Он любил славу, но дар свой ценил ещё выше. Он ценил свой дар, как самая добрая мать собственное дитя; это спасло его дар, но не самого Есенина. Он считал себя заложником дара, а не наоборот. За это народ его и полюбил.
Есенин принёс себя в жертву волшебному русскому слову — в этом его светлый подвиг, сколь бы сомнительным ни казалось наше высказывание с позиций христианского канона.
Нам самим может что-то не нравиться в том Есенине, с которым мы имеем дело; но — что есть, то есть.
Кто нас, в конце концов, спрашивает, нравится нам что-то или нет?
* * *
Есенин желал воспринимать родину как земное отображение рая.
Если рать святая кликнула бы: кинь ты Русь, живи в раю, — отвечал бы: не надо, лучше дайте родину.
Стихи эти написаны человеком двадцати одного года от роду, а сила высказывания — оглушительная, истинно религиозная.
В 1915 году (стихотворение «Руси»):
Тебе одной плету венок,
Цветами сыплю стёжку серую.
О Русь, покойный уголок,
Тебя люблю, тебе и верую…
В 1924 году («Русь советская»):
…Но и тогда,
Когда на всей планете
Пройдёт вражда племён,
Исчезнет ложь и грусть, —
Я буду воспевать
Всем существом в поэте
Шестую часть земли
С названьем кратким «Русь».
Это об одном и том же — с разницей без малого в десятилетие. Это огромная, главная тема, величиной во всю его жизнь.
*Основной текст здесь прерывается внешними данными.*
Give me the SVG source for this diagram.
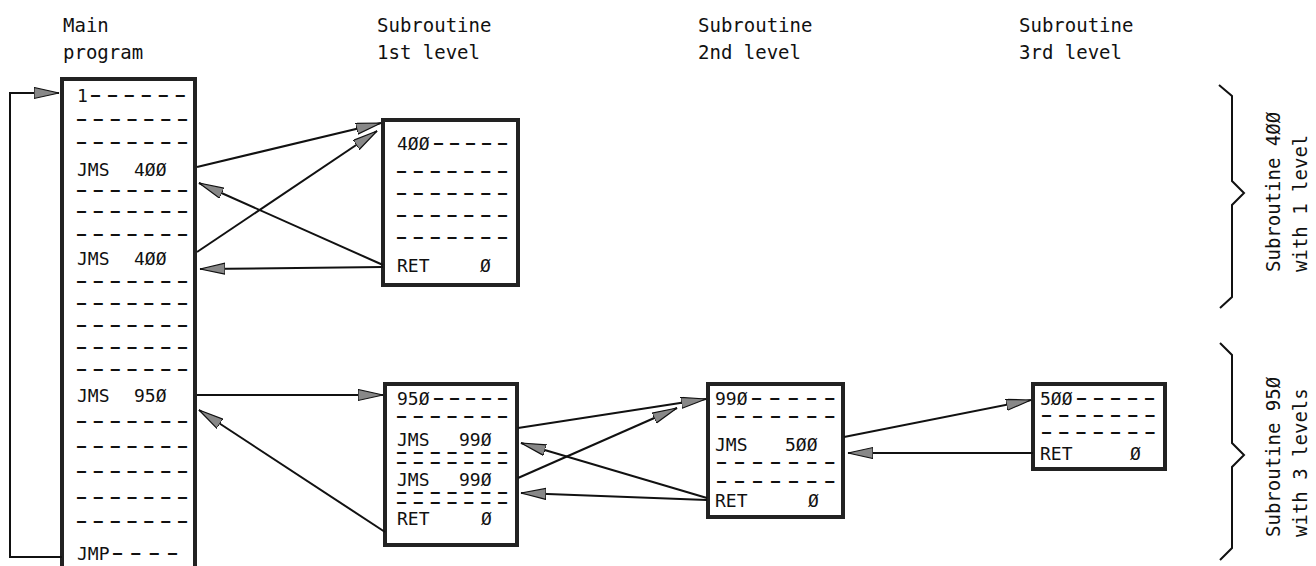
<svg xmlns="http://www.w3.org/2000/svg" width="1316" height="566" viewBox="0 0 1316 566">
<defs>
<marker id="ah" markerUnits="userSpaceOnUse" markerWidth="27" markerHeight="13" refX="25" refY="6" orient="auto">
<path d="M0,0.5 L25,6 L0,11.5 Z" fill="#888" stroke="#111" stroke-width="1.2"/>
</marker>
</defs>
<style>
text{font-family:"DejaVu Sans Mono","Liberation Mono",monospace;fill:#111;white-space:pre}
.h{font-size:19px}
.t{font-size:18px}
.d{font-size:15px;font-weight:bold;letter-spacing:7.8px}
.box{fill:#fff;stroke:#222;stroke-width:4}
.c{fill:none;stroke:#111;stroke-width:2;marker-end:url(#ah)}
.r{font-size:19px}
.br{fill:none;stroke:#111;stroke-width:2}
</style>
<rect width="1316" height="566" fill="#fff"/>

<g id="headers">
<text class="h" x="63" y="32">Main</text>
<text class="h" x="63" y="59">program</text>
<text class="h" x="377" y="32">Subroutine</text>
<text class="h" x="377" y="59">1st level</text>
<text class="h" x="698" y="32">Subroutine</text>
<text class="h" x="698" y="59">2nd level</text>
<text class="h" x="1019" y="32">Subroutine</text>
<text class="h" x="1019" y="59">3rd level</text>
</g>

<g id="main">
<rect class="box" x="62" y="79" width="133" height="510"/>
<text class="t" x="77" y="102">1<tspan class="d" x="91" y="100" style="letter-spacing:7.9px">––––––</tspan></text>
<text class="d" x="77" y="124">–––––––</text>
<text class="d" x="77" y="147">–––––––</text>
<text class="t" x="77" y="176">JMS <tspan x="134">4ØØ</tspan></text>
<text class="d" x="77" y="195">–––––––</text>
<text class="d" x="77" y="216">–––––––</text>
<text class="d" x="77" y="239">–––––––</text>
<text class="t" x="77" y="265">JMS <tspan x="134">4ØØ</tspan></text>
<text class="d" x="77" y="286">–––––––</text>
<text class="d" x="77" y="308">–––––––</text>
<text class="d" x="77" y="330">–––––––</text>
<text class="d" x="77" y="352">–––––––</text>
<text class="d" x="77" y="374">–––––––</text>
<text class="t" x="77" y="402">JMS <tspan x="134">95Ø</tspan></text>
<text class="d" x="77" y="426">–––––––</text>
<text class="d" x="77" y="451">–––––––</text>
<text class="d" x="77" y="476">–––––––</text>
<text class="d" x="77" y="502">–––––––</text>
<text class="d" x="77" y="526">–––––––</text>
<text class="t" x="77" y="560">JMP<tspan class="d" x="113" y="558" style="letter-spacing:9.3px">––––</tspan></text>
</g>

<g id="sub400">
<rect class="box" x="383" y="120" width="135" height="165"/>
<text class="t" x="397" y="150">4ØØ <tspan class="d" x="434" y="148" style="letter-spacing:7px">–––––</tspan></text>
<text class="d" x="397" y="176">–––––––</text>
<text class="d" x="397" y="198">–––––––</text>
<text class="d" x="397" y="220">–––––––</text>
<text class="d" x="397" y="242">–––––––</text>
<text class="t" x="397" y="272">RET <tspan x="480">Ø</tspan></text>
</g>

<g id="sub950">
<rect class="box" x="385" y="384" width="132" height="161"/>
<text class="t" x="397" y="405">95Ø <tspan class="d" x="434" y="403" style="letter-spacing:7px">–––––</tspan></text>
<text class="d" x="397" y="421">–––––––</text>
<text class="t" x="397" y="446">JMS <tspan x="459">99Ø</tspan></text>
<text class="d" x="397" y="457">–––––––</text>
<text class="d" x="397" y="467">–––––––</text>
<text class="t" x="397" y="486">JMS <tspan x="459">99Ø</tspan></text>
<text class="d" x="397" y="497">–––––––</text>
<text class="d" x="397" y="507">–––––––</text>
<text class="t" x="397" y="525">RET <tspan x="481">Ø</tspan></text>
</g>

<g id="sub990">
<rect class="box" x="708" y="384" width="135" height="133"/>
<text class="t" x="715" y="405">99Ø <tspan class="d" x="752" y="403" style="letter-spacing:9.3px">–––––</tspan></text>
<text class="d" x="717" y="421" style="letter-spacing:9px">–––––––</text>
<text class="t" x="715" y="451">JMS <tspan x="785">5ØØ</tspan></text>
<text class="d" x="717" y="467" style="letter-spacing:9px">–––––––</text>
<text class="d" x="717" y="486" style="letter-spacing:9px">–––––––</text>
<text class="t" x="715" y="507">RET <tspan x="808">Ø</tspan></text>
</g>

<g id="sub500">
<rect class="box" x="1033" y="384" width="132" height="85"/>
<text class="t" x="1040" y="405">5ØØ <tspan class="d" x="1077" y="403" style="letter-spacing:8px">–––––</tspan></text>
<text class="d" x="1042" y="420" style="letter-spacing:8.2px">–––––––</text>
<text class="d" x="1042" y="437" style="letter-spacing:8.2px">–––––––</text>
<text class="t" x="1040" y="460">RET <tspan x="1130">Ø</tspan></text>
</g>

<g id="connectors">
<path class="c" d="M62,557 H10 V93 H59"/>
<path class="c" d="M197,167 L381,123"/>
<path class="c" d="M197,252 L377,131"/>
<path class="c" d="M383,265 L199,183"/>
<path class="c" d="M383,267 L200,269"/>
<path class="c" d="M197,395 L383,395"/>
<path class="c" d="M385,532 L199,410"/>
<path class="c" d="M518,428 L706,399"/>
<path class="c" d="M518,478 L677,408"/>
<path class="c" d="M707,498 L521,443"/>
<path class="c" d="M707,500 L521,493"/>
<path class="c" d="M844,437 L1031,400"/>
<path class="c" d="M1033,453 L848,453"/>
</g>

<g id="brace400">
<path class="br" d="M1219,85 L1232,96 L1232,181 L1244,193 L1232,205 L1232,297 L1220,308"/>
<text class="r" transform="translate(1280,272) rotate(-90)">Subroutine 4ØØ</text>
<text class="r" transform="translate(1307,272) rotate(-90)">with 1 level</text>
</g>

<g id="brace950">
<path class="br" d="M1220,343 L1232,355 L1232,443 L1244,455 L1232,467 L1232,548 L1220,560"/>
<text class="r" transform="translate(1280,537) rotate(-90)">Subroutine 95Ø</text>
<text class="r" transform="translate(1307,537) rotate(-90)">with 3 levels</text>
</g>
</svg>
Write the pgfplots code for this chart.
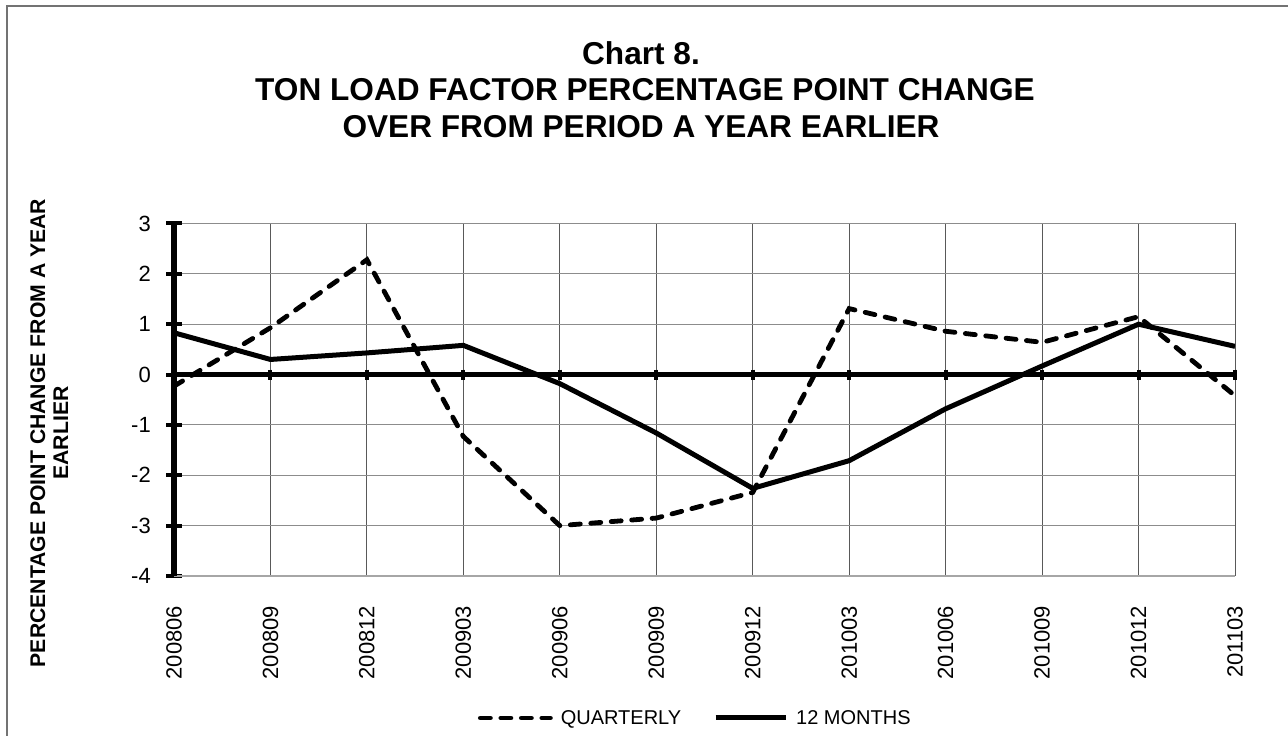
\documentclass[border=0pt]{standalone}
\usepackage{fontspec}
\setmainfont{Liberation Sans}
\usepackage{pgfplots}
\pgfplotsset{compat=1.18}
\begin{document}
\begin{tikzpicture}[x=1bp,y=1bp]
\useasboundingbox (0,0) rectangle (1288,736);
\draw[black!55, line width=1.2bp] (7,-10) -- (7,730) -- (1300,730);
\node[anchor=base, inner sep=0pt, font=\fontsize{31.6bp}{38bp}\selectfont\bfseries] at (641,671) {Chart 8.};
\node[anchor=base, inner sep=0pt, font=\fontsize{31.6bp}{38bp}\selectfont\bfseries] at (645,635.3) {TON LOAD FACTOR PERCENTAGE POINT CHANGE};
\node[anchor=base, inner sep=0pt, font=\fontsize{31.6bp}{38bp}\selectfont\bfseries] at (641,598) {OVER FROM PERIOD A YEAR EARLIER};
\node[anchor=base, rotate=90, inner sep=0pt, font=\fontsize{21.2bp}{24bp}\selectfont\bfseries] at (45,303) {PERCENTAGE POINT CHANGE FROM A YEAR};
\node[anchor=base, rotate=90, inner sep=0pt, font=\fontsize{21.2bp}{24bp}\selectfont\bfseries] at (68,303) {EARLIER};
\begin{axis}[
  at={(174bp,160bp)}, anchor=south west,
  scale only axis, width=1061bp, height=352.5bp,
  xmin=0, xmax=11, ymin=-4, ymax=3,
  xtick={0,...,11},
  xticklabels={200806,200809,200812,200903,200906,200909,200912,201003,201006,201009,201012,201103},
  ytick={-4,...,3},
  axis x line*=bottom, axis y line*=left,
  x axis line style={black!35, line width=1.2bp, -},
  y axis line style={black, line width=5.5bp, -},
  xtick style={draw=none},
  ytick style={black, line width=4bp},
  major tick length=16bp, tick align=center,
  grid=major,
  major x grid style={black!65, line width=1bp},
  major y grid style={black!45, line width=1bp},
  /pgf/number format/assume math mode=true,
  tick label style={font=\fontsize{22bp}{22bp}\selectfont},
  xticklabel style={rotate=90, anchor=east, inner sep=0pt},
  yticklabel style={anchor=east, inner sep=0pt},
  xticklabel shift=21.7bp,
  yticklabel shift=15bp,
  legend style={at={(axis description cs:0.2865,-0.4028)}, anchor=west, draw=none, fill=none,
    inner sep=0pt, outer sep=0pt, legend columns=2,
    nodes={inner sep=0pt, font=\fontsize{20bp}{20bp}\selectfont},
    /tikz/every odd column/.append style={column sep=8bp},
    /tikz/every even column/.append style={column sep=32bp}},
  legend image code/.code={\draw[#1] (0bp,0bp) -- (70bp,0bp);},
]
\addplot[forget plot, black, line width=5bp, mark=|, mark size=5bp, mark options={line width=4bp, solid}]
  coordinates {(0,0)(1,0)(2,0)(3,0)(4,0)(5,0)(6,0)(7,0)(8,0)(9,0)(10,0)(11,0)};
\addplot[black, line width=4.8bp, line cap=round, dash pattern=on 10bp off 10.5bp]
  coordinates {(0,-0.23)(1,0.93)(2,2.28)(3,-1.23)(4,-3.0)(5,-2.85)(6,-2.34)(7,1.31)(8,0.86)(9,0.64)(10,1.15)(11,-0.42)};
\addlegendentry{QUARTERLY}
\addplot[black, line width=5bp, solid]
  coordinates {(0,0.83)(1,0.30)(2,0.43)(3,0.58)(4,-0.18)(5,-1.16)(6,-2.26)(7,-1.71)(8,-0.68)(9,0.17)(10,1.0)(11,0.56)};
\addlegendentry{12 MONTHS}
\end{axis}
\end{tikzpicture}
\end{document}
Но здесь же — постоянный контрапункт: в глубине невиданной любви к родине — навязчивая мука отторжения.
Все разговоры о том, что отторжение появилось только у позднего Есенина и касается исключительно государства, причём государства большевистского, — от лукавого.
Это не так.
Скрытый, никогда не проявившийся мотив недолюбленности матерью, настойчивый мотив недолюбленности женщиной, женой, подругой и следующий за ними мотив недолюбленности родиной — врождённая есенинская боль, с которой он как поэт явился с самого начала.
В стихах 1915 года «Занеслися залётною пташкой…» Есенин настаивает, что родина его умирает:
…В церквушке за тихой обедней
Выну за тебя просфору,
Помолюся за вздох последний
И слезу со щеки утру.
А ты из светлого рая,
В ризах белее дня,
Покрестися, как умирая,
За то, что не любила меня.
«Не любила меня!»
(Сравните: «Ты меня не любишь, не жалеешь, / Разве я немного не красив?»)
Ещё никакого Демьяна Бедного с его агитками и в помине не было, а обида уже вызрела.
В 1916 году — та же тема:
Не в моего ты Бога верила,
Россия, родина моя!
Ты как колдунья дали мерила,
И был как пасынок твой я…[74]
Велика ли разница с «…в своей стране я словно иностранец»? Да никакой разницы.
В том же 1916-м:
…И всё тягуче память дня
Перед пристойным ликом жизни.
О, помолись и за меня,
За бесприютного в отчизне.[75]
Велика ли разница с «…но некому мне шляпой поклониться, /Ни в чьих глазах не нахожу приют»? Снова никакой разницы.
В 1917 году, в стихотворении «О родина!», — ещё жёстче:
…Люблю твои пороки,
И пьянство, и разбой,
И утром на востоке
Терять себя звездой.
И всю тебя, как знаю,
Хочу измять и взять,
И горько проклинаю
За то, что ты мне мать.
«Горько проклинаю!»
Если не будешь, не хочешь меня любить — я насильно тебя заставлю это сделать.
В этих яростных настроениях снова различимы смутные тени сложных взаимоотношений — и прошлых, и будущих — не только с Россией, но и с матерью, и с жёнами, особенно с Зинаидой Райх.
Воедино слиты чувства невиданного родства, приятия и неслыханной обиды, отторжения.
В 1918 году в стихотворении «И небо и земля всё те же…» пишет:
И небо и земля всё те же,
Всё в те же воды я гляжусь,
Но вздох твой ледовитый реже,
Ложноклассическая Русь…
Причём изначально в черновике было «ложноотеческая Русь». Отечество — но ложное, обманувшее!
Почему вздох Руси ледовитый? Да потому, что она умирает. И дышит реже.
Огорчён ли поэт этим? Нет, не огорчён! Он рад, о чём в следующей строфе прямо сообщает:
…Не огражу мой тихий кров
От радости над умираньем…
Радуется умиранью — но, конечно, в надежде на воскресение и преображение родины.
Во всём этом таится традиционное, свойственное русскому человеку чувство: страна моя, отчизна моя, я люблю тебя, я так страдаю о тебе — за что же ты возишь меня лицом по своему богатому, уставленному яствами, столу?